CLEVELAND, Ohio -- Ensuring the growth of Cleveland State University, pitching industrial property with lakefront views to large companies and finding new uses for obsolete office buildings are just a few of the suggestions from a URS Corp. analysis of Cleveland.

Eleven local employees of the international engineering, construction and technical-services company recently spent several months studying the city and coming up with strategies for improving the urban core. Gary Hribar, who runs the company's Cleveland office, presented the team's findings Friday during a real estate event sponsored by law firm Ulmer & Berne and Inside Business Magazine.

Hriber described a city filled with contradictions: successful districts like East Fourth Street near financially distressed buildings; a bustling downtown on game days but empty city streets on a Friday evening; families living next to foreclosed and crumbling properties; and a strapped city that nonetheless has a strong culture of philanthropy.

"There's quite a bit of money floating around in the system, and if that money can be used wisely, it can be very effective," Hribar said.

To find out what's working and what's not, the URS team divided Cleveland into districts and assigned them a score of '1' to '10.' The lower the number, the more an area was suffering from vacancy and little investment.
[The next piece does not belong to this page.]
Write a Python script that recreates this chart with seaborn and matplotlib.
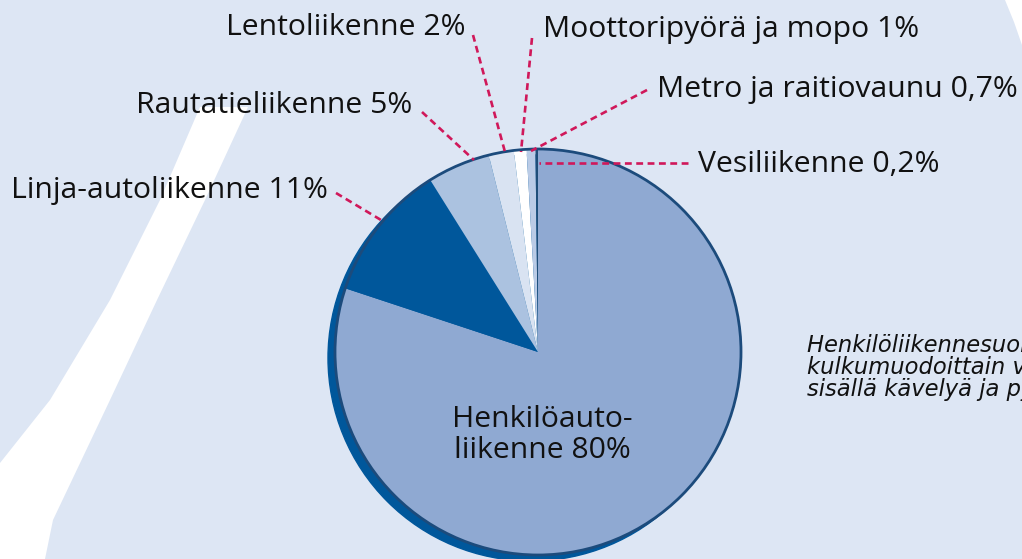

A higher number meant that a district was more vibrant, safe, investment-rich and attractive to people and businesses.

Cleveland's growth centers -- the area around the Cleveland Clinic and University Circle -- scored a '9.' PlayhouseSquare, the Warehouse District and the area that includes CSU and Cuyahoga Community College received high marks. Meanwhile, Cleveland's undeveloped lakefront and the area around East Ninth Street and Euclid Avenue, a nexus of vacancy, stood out as trouble spots. The worst scores went to neighborhoods and industrial areas checkered with vacant properties.

The URS analysis gave the city an overall score of '4,' then suggested ways that Cleveland might become an '8' or a '9.'

"We didn't want to just throw another plan on the pile," Jeff Homans, a senior urban planner at URS, said after the presentation.

So the team came up with some more apparent solutions, such as encouraging the growth of CSU, and some wild cards, such as building momentum around the planned downtown casino by offering poker nights at the top of Key Tower, blackjack events at the 55 Public Square building and weekend regatta races on Lake Erie.

Craig Foltin, the executive vice president for administration and finance at Tri-C, wants to show the presentation to the college's leadership team. He thinks the analysis could build on work by the Greater Cleveland Partnership, the Team NEO business-attraction organization and community development groups including University Circle Inc.

"There are a lot of valid points, there's a lot of candid talk that we sometimes shy away from that was brought up here," Foltin said, adding that the presentation brought together the various strategic plans he has seen over the years. "This is certainly something worthy of further review and discussion."